I agree with this sentiment, however I can't get my head around the jet stream changing its properties due to the plane being unrestrained.

consider the following:

Say the engine is supplied with so much fuel with a thermal content of P joules/sec or watts.

In the static scenario, ignoring friction in the engine and the auxillary systems, the jet stream exhausted out of the rear of the engine delivers Q watts of heat to the outside atmosphere. A lot of this is in heat, the rest is noise and the high speed jet stream shearing against the motionless surrounding air. We can say P=Q in this scenario, and all of the power put into the engine results in heating the atmosphere.

Now release the plane's brakes. Some of the power P must be invested in building up the plane's inertia, so Q can no longer equal P. P = Q + U (power invested in moving the plane) From the jet engine's point of view, its jet stream must be losing less energy to the atmosphere. It is still being supplied with P watts of fuel, but now its jet stream has suddenly reconfigured itself so that P - U energy is exhausted into the atmosphere.

Sorry if that's a little scatterbrained. Hope it makes some sense. Clearly I'm slightly confused :)

7. Jul 5, 2007

### rcgldr

Which means work is peformed on the air that is accelerated (ignoring the heat aspect).

I think you're missing the point of my post. Aircraft engines perform work on air, regardless of whether the aircraft is moving with respect to the air or not. So even in a "static" situation, the power of a jet engine, based on the rate of work peformed on the air can be determined, and it's not zero.

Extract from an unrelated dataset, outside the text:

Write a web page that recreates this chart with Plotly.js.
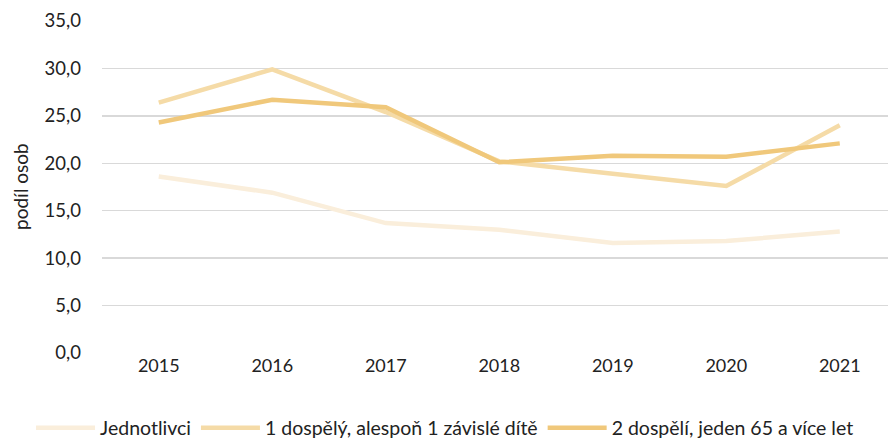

The comparason to pushing on a wall is not a good one, because the net result of the forces is to compress the wall and what ever is pushing the wall a small amount, and there's no movement (except for the initial compression reaction to the application of forces). In the case of a jet engine, a force is applied to a mass of air over a distance as the air accelerates, and that translates into real work being done, and in turn the cacpacity to accelerate the air can be converted into power.

Last edited: Jul 5, 2007
8. Jul 5, 2007

### parsec

sure, work is being performed on the air. i agree with this, but surely when the plane is allowed to move, less work is performed on the air as some of the work must be used to actually move the plane.

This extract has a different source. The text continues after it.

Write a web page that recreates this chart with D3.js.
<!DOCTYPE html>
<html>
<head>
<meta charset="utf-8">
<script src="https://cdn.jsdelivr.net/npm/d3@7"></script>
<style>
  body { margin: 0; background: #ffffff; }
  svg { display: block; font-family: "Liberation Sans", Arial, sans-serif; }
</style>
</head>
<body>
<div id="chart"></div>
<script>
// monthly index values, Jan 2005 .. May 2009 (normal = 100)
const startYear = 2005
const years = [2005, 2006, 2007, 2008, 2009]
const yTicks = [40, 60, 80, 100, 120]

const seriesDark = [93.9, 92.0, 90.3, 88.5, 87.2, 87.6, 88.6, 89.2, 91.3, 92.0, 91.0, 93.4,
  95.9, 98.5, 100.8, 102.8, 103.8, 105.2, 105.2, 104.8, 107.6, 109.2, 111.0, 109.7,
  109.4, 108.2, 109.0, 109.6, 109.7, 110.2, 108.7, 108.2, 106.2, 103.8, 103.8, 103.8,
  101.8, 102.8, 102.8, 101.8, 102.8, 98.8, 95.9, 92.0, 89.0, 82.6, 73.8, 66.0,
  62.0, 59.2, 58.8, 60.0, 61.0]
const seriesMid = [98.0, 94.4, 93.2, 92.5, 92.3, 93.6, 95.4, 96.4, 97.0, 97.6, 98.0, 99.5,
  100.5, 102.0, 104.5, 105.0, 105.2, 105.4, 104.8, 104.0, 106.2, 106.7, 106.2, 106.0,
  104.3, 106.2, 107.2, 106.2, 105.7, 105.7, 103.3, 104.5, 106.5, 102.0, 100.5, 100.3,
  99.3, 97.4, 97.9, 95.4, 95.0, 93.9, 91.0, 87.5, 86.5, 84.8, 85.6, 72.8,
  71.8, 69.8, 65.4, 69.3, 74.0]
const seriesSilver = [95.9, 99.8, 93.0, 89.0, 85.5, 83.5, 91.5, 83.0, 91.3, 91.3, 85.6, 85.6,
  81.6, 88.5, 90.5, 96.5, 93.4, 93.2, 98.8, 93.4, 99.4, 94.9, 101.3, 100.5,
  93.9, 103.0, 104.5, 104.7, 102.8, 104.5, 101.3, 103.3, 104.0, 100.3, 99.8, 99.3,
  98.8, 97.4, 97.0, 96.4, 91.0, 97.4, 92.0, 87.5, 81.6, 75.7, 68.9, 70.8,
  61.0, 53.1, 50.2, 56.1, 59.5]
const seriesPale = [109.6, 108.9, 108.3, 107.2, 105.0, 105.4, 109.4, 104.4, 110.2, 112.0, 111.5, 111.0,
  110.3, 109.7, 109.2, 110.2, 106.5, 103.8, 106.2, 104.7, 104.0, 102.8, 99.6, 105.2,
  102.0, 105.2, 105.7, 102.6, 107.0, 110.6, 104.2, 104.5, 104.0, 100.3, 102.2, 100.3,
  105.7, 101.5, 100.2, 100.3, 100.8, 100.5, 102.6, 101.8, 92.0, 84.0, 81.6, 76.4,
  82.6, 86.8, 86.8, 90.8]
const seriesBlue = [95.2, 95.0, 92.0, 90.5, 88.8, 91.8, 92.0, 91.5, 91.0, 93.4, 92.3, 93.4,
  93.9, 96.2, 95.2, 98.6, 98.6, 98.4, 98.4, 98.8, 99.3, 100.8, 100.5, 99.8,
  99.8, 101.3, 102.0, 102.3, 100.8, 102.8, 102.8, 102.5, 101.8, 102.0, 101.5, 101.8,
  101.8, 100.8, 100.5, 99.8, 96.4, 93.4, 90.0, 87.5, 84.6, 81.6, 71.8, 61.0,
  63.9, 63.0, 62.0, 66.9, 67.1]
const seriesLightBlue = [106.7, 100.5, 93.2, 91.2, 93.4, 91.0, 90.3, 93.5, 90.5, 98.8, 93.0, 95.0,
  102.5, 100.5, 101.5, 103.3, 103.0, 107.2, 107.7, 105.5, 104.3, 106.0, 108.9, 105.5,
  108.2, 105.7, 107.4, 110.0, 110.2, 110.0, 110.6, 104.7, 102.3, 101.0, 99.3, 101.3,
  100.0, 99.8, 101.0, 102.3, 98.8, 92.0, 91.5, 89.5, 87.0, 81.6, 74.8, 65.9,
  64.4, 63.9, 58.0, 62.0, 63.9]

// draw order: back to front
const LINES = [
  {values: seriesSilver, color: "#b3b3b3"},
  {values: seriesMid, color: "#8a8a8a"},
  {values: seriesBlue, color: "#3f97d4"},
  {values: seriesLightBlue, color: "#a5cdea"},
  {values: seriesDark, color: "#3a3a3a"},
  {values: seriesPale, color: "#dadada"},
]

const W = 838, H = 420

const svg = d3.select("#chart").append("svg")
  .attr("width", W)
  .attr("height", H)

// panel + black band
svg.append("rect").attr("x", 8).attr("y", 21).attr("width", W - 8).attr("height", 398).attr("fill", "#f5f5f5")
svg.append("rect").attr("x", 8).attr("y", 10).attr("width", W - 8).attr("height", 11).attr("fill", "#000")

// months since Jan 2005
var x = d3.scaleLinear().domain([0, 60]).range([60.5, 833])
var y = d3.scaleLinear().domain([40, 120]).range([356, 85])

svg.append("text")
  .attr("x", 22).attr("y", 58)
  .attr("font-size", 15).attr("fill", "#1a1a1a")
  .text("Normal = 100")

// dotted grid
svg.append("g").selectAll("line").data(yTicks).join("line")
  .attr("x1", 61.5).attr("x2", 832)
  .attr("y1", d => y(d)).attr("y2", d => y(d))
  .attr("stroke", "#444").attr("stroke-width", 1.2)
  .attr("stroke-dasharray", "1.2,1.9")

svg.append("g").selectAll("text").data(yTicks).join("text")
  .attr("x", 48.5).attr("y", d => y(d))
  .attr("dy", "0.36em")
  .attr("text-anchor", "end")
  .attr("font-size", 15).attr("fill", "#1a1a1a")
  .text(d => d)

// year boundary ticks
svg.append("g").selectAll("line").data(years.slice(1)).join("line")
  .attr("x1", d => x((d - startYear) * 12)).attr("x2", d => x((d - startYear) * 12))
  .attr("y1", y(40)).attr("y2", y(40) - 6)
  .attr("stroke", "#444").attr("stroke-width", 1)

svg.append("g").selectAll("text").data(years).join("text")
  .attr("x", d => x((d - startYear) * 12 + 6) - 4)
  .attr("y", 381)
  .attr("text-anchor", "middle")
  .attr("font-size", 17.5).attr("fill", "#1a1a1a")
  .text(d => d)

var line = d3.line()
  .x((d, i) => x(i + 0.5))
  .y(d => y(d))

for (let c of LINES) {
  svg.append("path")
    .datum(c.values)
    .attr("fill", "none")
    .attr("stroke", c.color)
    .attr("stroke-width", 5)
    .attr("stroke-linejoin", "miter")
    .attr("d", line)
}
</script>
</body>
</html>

i don't understand what part or the jet engine or its interaction with the air changes to allow some of this work to be invested in the plane's inertia.

9. Jul 6, 2007

### rcgldr

The jet stream output of a "static" "typical" military type jet engine is around 1300mph. Assuming it remains at around 1300mph, then as the aircraft speed increases, then the acceleration of air to 1300mph represents less work done and there would be less thrust. However military jet engines have nozzles, there's a ram air effect that increases intake air pressure, and at altitude the air is much colder, so a high rate of thrust can be maintained at high speeds and high altitudes. There are some jets that can reach mach 1.5 at 200 feet above sea level (F-111). The SR71 uses very high speed jet exhaust, uses a movable cone in front of the intake to allow the supersonic shock wave to help compress intake air, and also uses partial compressor stage bypass tubes to feed air directly to the combustion chamber to run at Mach 3 (2000+mph), at about 30% "throttle" (top speed is restricted the temperature the aircraft can take due to air friction). Obviously, the engines on a SR-71 have an exhaust speed well over 2000mph.

The point of all of this is that jet engines have the ability to maintain thrust (and work done on the air) at higher speeds because the configurations can be change dynamically (nozzles, inlet valves, bypass pipes, moving cones, ...).

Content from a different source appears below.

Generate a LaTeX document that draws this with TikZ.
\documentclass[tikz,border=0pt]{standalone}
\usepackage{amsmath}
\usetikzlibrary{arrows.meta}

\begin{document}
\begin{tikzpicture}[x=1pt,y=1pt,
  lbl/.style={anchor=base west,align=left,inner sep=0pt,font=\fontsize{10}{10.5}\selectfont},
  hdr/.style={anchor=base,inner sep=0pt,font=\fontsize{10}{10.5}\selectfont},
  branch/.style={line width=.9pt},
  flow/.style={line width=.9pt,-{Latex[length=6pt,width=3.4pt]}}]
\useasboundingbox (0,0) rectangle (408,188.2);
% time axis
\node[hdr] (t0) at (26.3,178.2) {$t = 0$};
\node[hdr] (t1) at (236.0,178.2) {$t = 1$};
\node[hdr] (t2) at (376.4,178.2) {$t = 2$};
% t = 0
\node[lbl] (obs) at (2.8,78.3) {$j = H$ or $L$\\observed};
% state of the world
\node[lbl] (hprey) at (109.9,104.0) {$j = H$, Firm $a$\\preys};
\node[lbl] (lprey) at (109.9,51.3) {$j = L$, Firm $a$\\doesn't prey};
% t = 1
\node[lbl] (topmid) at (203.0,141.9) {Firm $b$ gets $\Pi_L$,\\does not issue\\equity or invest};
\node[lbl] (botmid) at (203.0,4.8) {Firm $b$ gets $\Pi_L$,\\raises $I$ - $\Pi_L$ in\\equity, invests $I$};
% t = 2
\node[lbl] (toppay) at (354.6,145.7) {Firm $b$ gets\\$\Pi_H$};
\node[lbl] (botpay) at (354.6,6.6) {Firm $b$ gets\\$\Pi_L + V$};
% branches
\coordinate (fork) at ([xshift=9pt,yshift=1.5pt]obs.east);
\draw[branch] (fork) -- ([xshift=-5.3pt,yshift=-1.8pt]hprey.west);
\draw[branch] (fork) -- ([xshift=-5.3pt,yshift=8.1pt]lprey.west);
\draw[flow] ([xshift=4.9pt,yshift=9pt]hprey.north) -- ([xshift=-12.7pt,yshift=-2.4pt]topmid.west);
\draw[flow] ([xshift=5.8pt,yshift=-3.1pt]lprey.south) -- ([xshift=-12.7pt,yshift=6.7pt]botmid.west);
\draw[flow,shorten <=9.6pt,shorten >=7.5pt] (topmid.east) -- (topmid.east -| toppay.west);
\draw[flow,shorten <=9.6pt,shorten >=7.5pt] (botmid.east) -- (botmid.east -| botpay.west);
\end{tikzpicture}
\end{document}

Another wierdness of jet engines, is that the rate of fuel consumed verus distance traveled remains about the same regardless of aircraft speed.

A jet engine accelerates air backwards, and the air responds to this backwards acceleration with a forwards reaction force that is the "thrust" that moves or accelerates the aircraft forwards.

Last edited: Jul 6, 2007
10. Jul 6, 2007

### FredGarvin

That is somewhat true. Actually it is a combination of a little less work performed plus less wasted kinetic energy of the jet. That is why, if you look at a plot of propulsive efficiency vs. airspeed, it pretty much increases up to around 85% (depending on altitude).

I guess all I can say to this is that energy is not being wasted restraining and thus wasting the energy provided by the jet. At zero forward speed, the propulsive efficiency is zero because of the definition of the efficiency. Remember, propulsive efficiency is the ratio of the useful propulsive power divided by the sum of that energy PLUS the wasted or unused kinetic energy of the jet. BY DEFINITION, if the aircraft is at a standstill, you are wasting 100% of the provided kinetic energy of the jet and thus your propulsive efficiency is 0. The jet doesn't really care one way or another what is going on around it. It's going to grab a gulp of air, compress it and throw it out the back. How much of that work we grab and how much is wasted gets rolled into that efficiency number.

$$\eta_{propulsive} = \frac{2}{1+\frac{V_{exhaust}}{V_{aircraft}}}$$ or if you prefer the long winded version...

$$\eta_{propulsive} = \frac{m V_a(V_j-V_a)}{m\frac{\left[V_a(V_j-V_a)+(V_j-V_a)^2\right]}{2}}$$

You can think about it this way when it comes to the propulsive efficiency:

- $$F$$ is maximum when $$V_a =0$$ however $$\eta_p =0$$

- $$\eta_p$$ is maximum at $$\frac{V_j}{V_a}=1$$ but then $$F = 0$$

Last edited: Jul 6, 2007
11. Jul 12, 2007

### parsec

Thanks. I think I understand what I was misunderstanding. The concept seems more intuitive if I think about the useful thrust being generated through a momentum exchange mechanism. I guess that means that when the aircraft is travelling at the same speed as the exhaust, the air remains relatively undisturbed and all of the work goes into propelling the aircraft.

Presumably your propulsive efficiency equation does not apply to the case where the exhaust is slower than the aircraft? (I guess no useful thrust can be produced in this scenario).